This led many to wonder against whom he was intending to use such weapons. In the Gulf, there was really no one who could threaten the shah in a fashion to require a buildup of this order. Certainly not the small states of the lower littoral, none of which had a population above a few hundred thousand, and no military establishment to speak of. Saudi Arabia? Hardly. The Saudis have never sought to maintain a formidable armed force. They mainly are concerned with suppressing internal dissent, for which they have need of little other than a strong constabulary.
The shah often defended his immense buildup by claiming it was needed to stop the Soviets, in the event they decided to advance on the Gulf. There was really no likelihood that the shah’s army could stand up to the Soviets, no matter how much up-to-date equipment it had. That left Iraq. To be sure, the Iraqis did eventually develop into something of a threat to Iran. But that development came comparatively late. In the early 1970s, when the shah’s military buildup began, the Iraqi army was like the Saudis’, really just a robust police force.
There was another mystery about the shah’s arms purchases: How was his military to deploy the weapons he was purchasing? F-14 jets and Spurance battle cruisers need rigorous maintenance by competent crews. The shah’s military was composed mainly of raw recruits from the rural areas who could not read or write, let alone cope with the weapons’ field manuals, all of which were in English. The shah’s answer to this problem was to import American technicians. And this, caused enormous problems, as the U.S. presence became such that it offended Iranian nationals.
In sum, we may say that the shah’s weapons program was not only inappropriate, it was—in important respects—dysfunctional. This situation eventually drew criticism from opposition figures inside Iran. Abol Hasan Bani Sadr, Iran’s first president under the Islamic Republic, devised an ingenious explanation for the strange course that the shah seemed to be following in buying arms. He theorized that the Iranian armed forces were set up primarily to serve Western interests.
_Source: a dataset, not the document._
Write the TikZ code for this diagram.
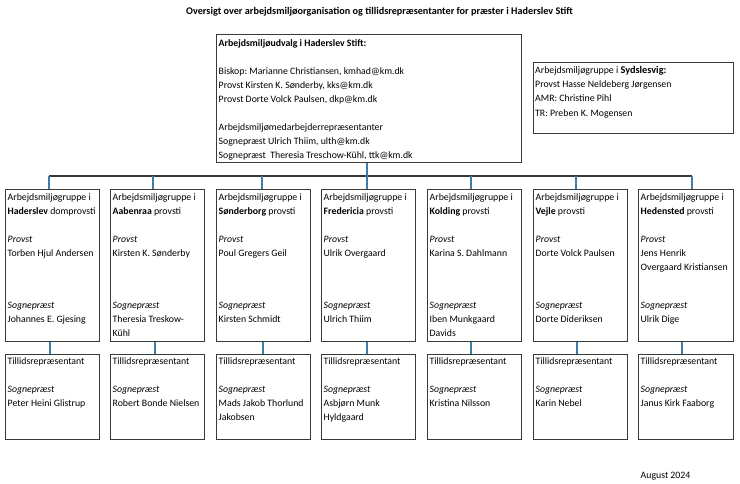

Iran, with its immense riches from oil, was in effect helping the imperialists to keep open their weapons production lines and buoying the West’s economy.
Ayatollah Ruhollah Khomeini made essentially the same criticism. The shah, he said, was committing treason against the Iranian people. He was giving their oil to the Americans and in return they were building military bases for themselves in Iran. They gave Iranians arms intended for U.S. use. Unfortunately there is some truth to these charges. From at least 1972 numerous officials inside and outside the Pentagon questioned the propriety of selling the shah weapons for which he had little use. It was particularly deplored that under the scheme worked out by Nixon there was not even a check on his arms purchases; the shah was unique in his ability to buy directly from the U.S. arsenal without review. As one observer noted, the shah gave Nixon a blank check, against which he could purchase virtually anything he pleased, and no one in the United States could gain say him.
The most likely explanation for this extraordinary state of affairs is that the United States needed the money. Its economy was experiencing severe dislocations, and cash purchases by the shah helped to ease some of the discomfort. So, as Bani Sadr has suggested, there was a conspiracy of sorts functioning. U.S. military suppliers fed the shah’s insatiable need for weapons; the shah fed cash into the U.S. economic system; and few thought about the long-term consequences of what was going on.